The Adelaide Festival ran from February 28 – March 15, 2020.In this postcard HUMPHREY BOWER reviews Almeida Theatre’s The Doctor and Traverse Theatre Company’s Mouthpiece.
Arthur Schnitzler was a fin de siècle Viennese-Jewish doctor, playwright and author of fiction. He’s most famous for his literary and dramatic treatment of sexual and class hypocrisy: his most widely translated and performed play Reigen (known in French as La Ronde) was adapted by David Hare as The Blue Room; and his novella Traumnovelle is the basis for Stanley Kubrick’s Eyes Wide Shut.
However he also wrote about anti-Semitism – most directly in Professor Bernhardi. The play is set in Vienna in 1900, when widespread anti-Jewish sentiment was on the rise and being exploited by populist politicians, with consequences Schnitzler could not have predicted but we now know all too well. The play has been updated by Robert Icke as The Doctor.
The plot deals with a Jewish doctor and director of a charity-funded hospital who prevents a Catholic priest from giving the last rites to a female patient dying of septicaemia following a botched abortion. He does so in order to spare her distress because she’s delirious from the infection and unaware that she’s dying; the summoning of the priest is a routine procedure that the doctor decides to overrule.

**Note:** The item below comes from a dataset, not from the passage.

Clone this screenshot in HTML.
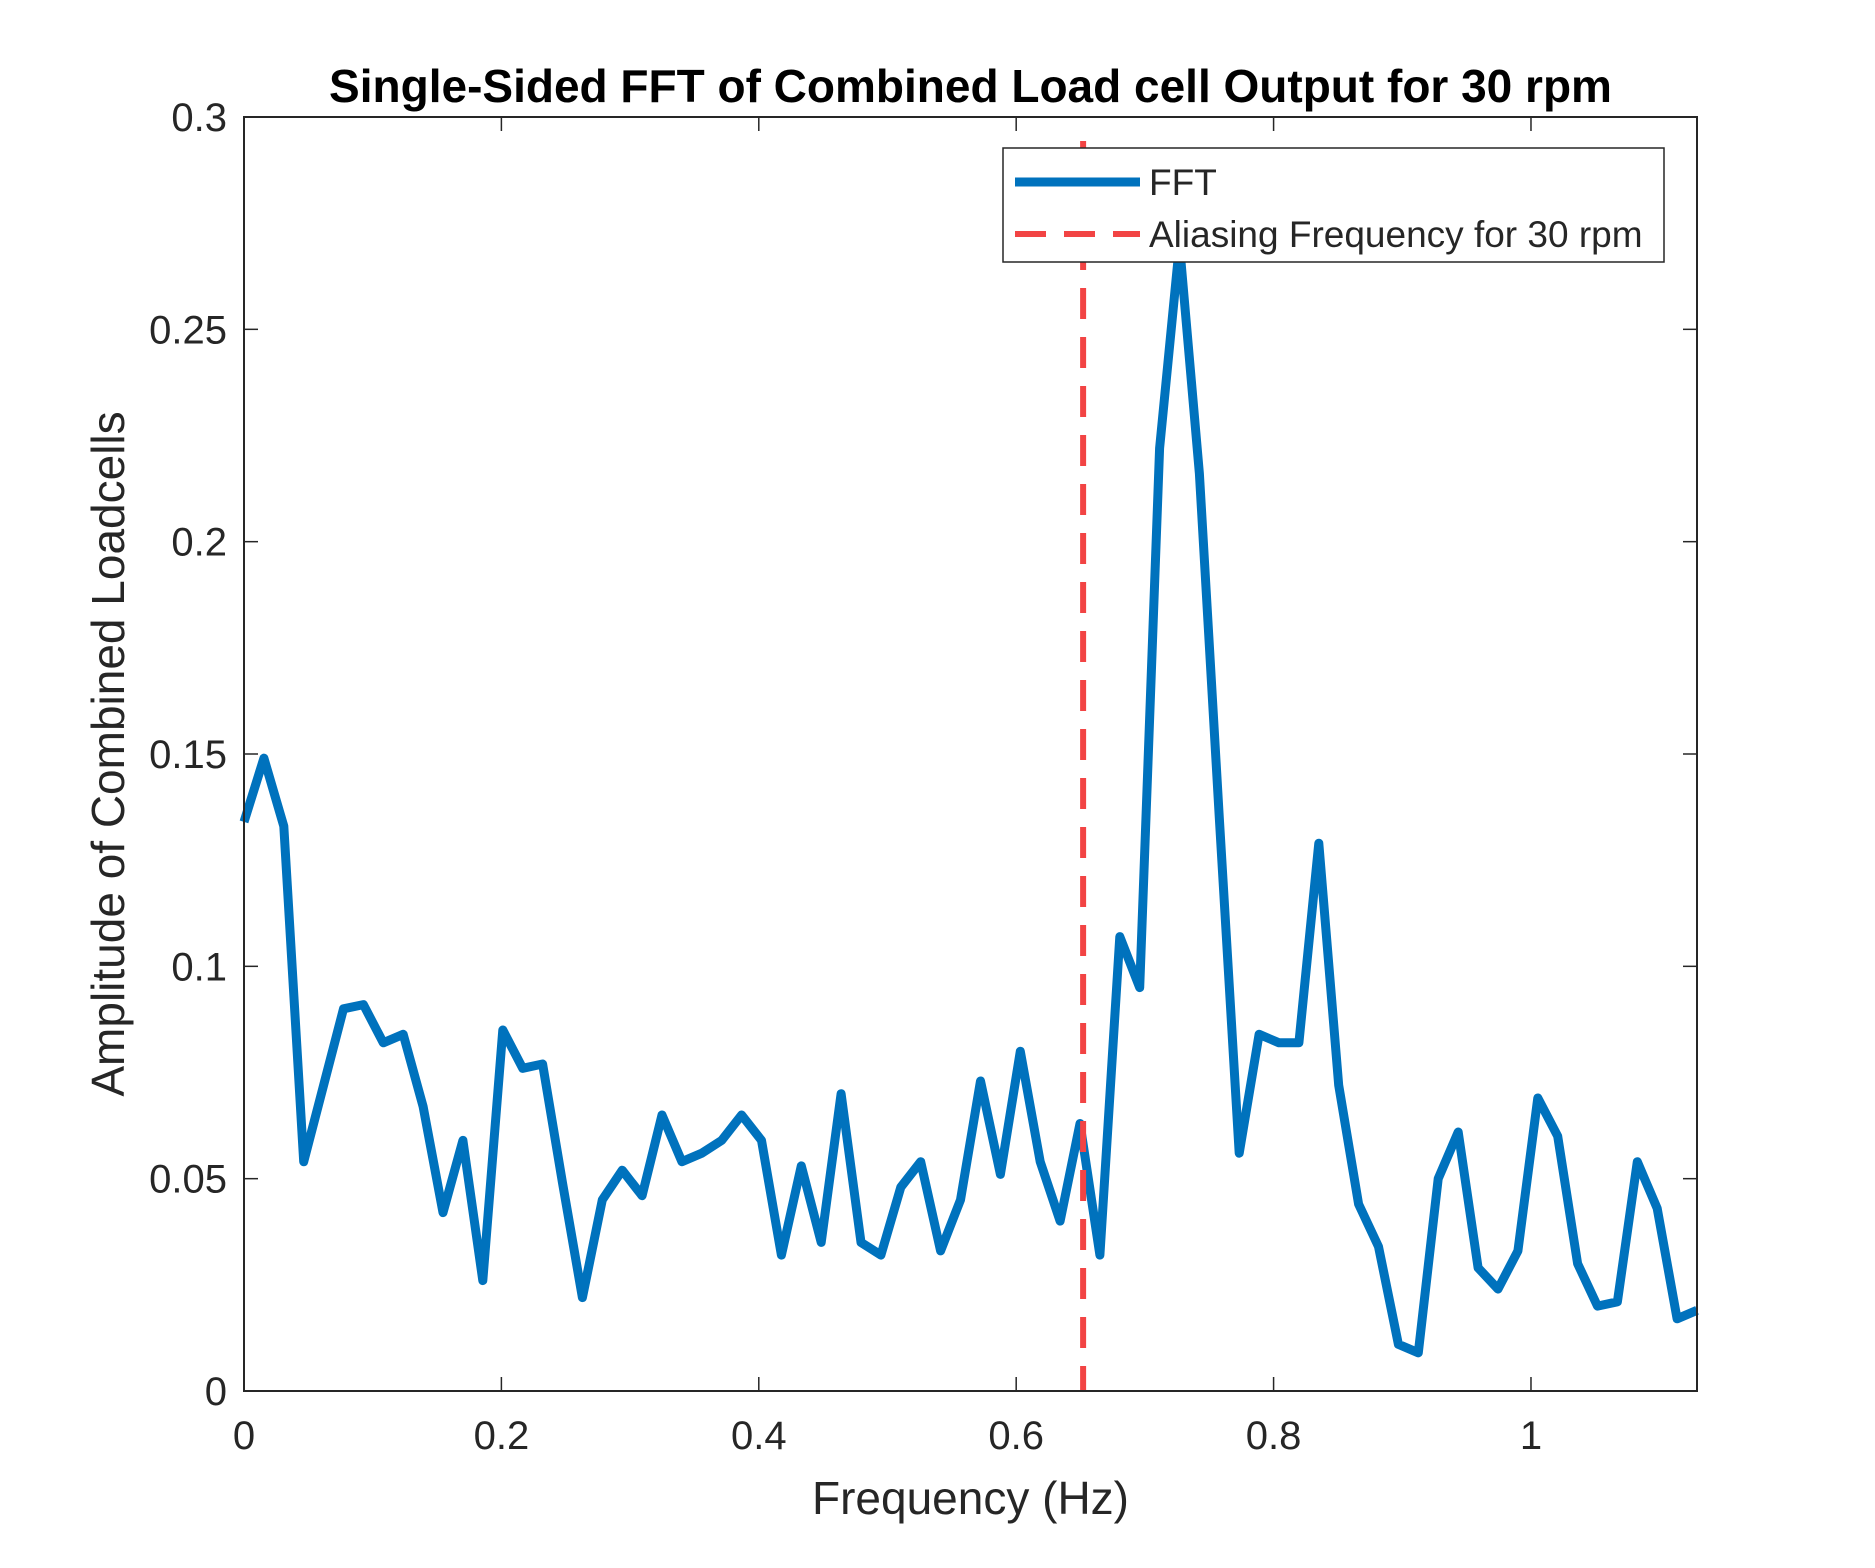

Nevertheless he’s attacked by the press and falsely accused of striking the priest, the hospital is threatened with bankruptcy, and a law is proposed in parliament banning Jews from certain positions. In the end the doctor is betrayed or abandoned by most of his (non-Jewish) colleagues, who agree to him being charged with ‘obstructing religious observance’. He resigns from his position in protest, is put on trial and ultimately sent to prison.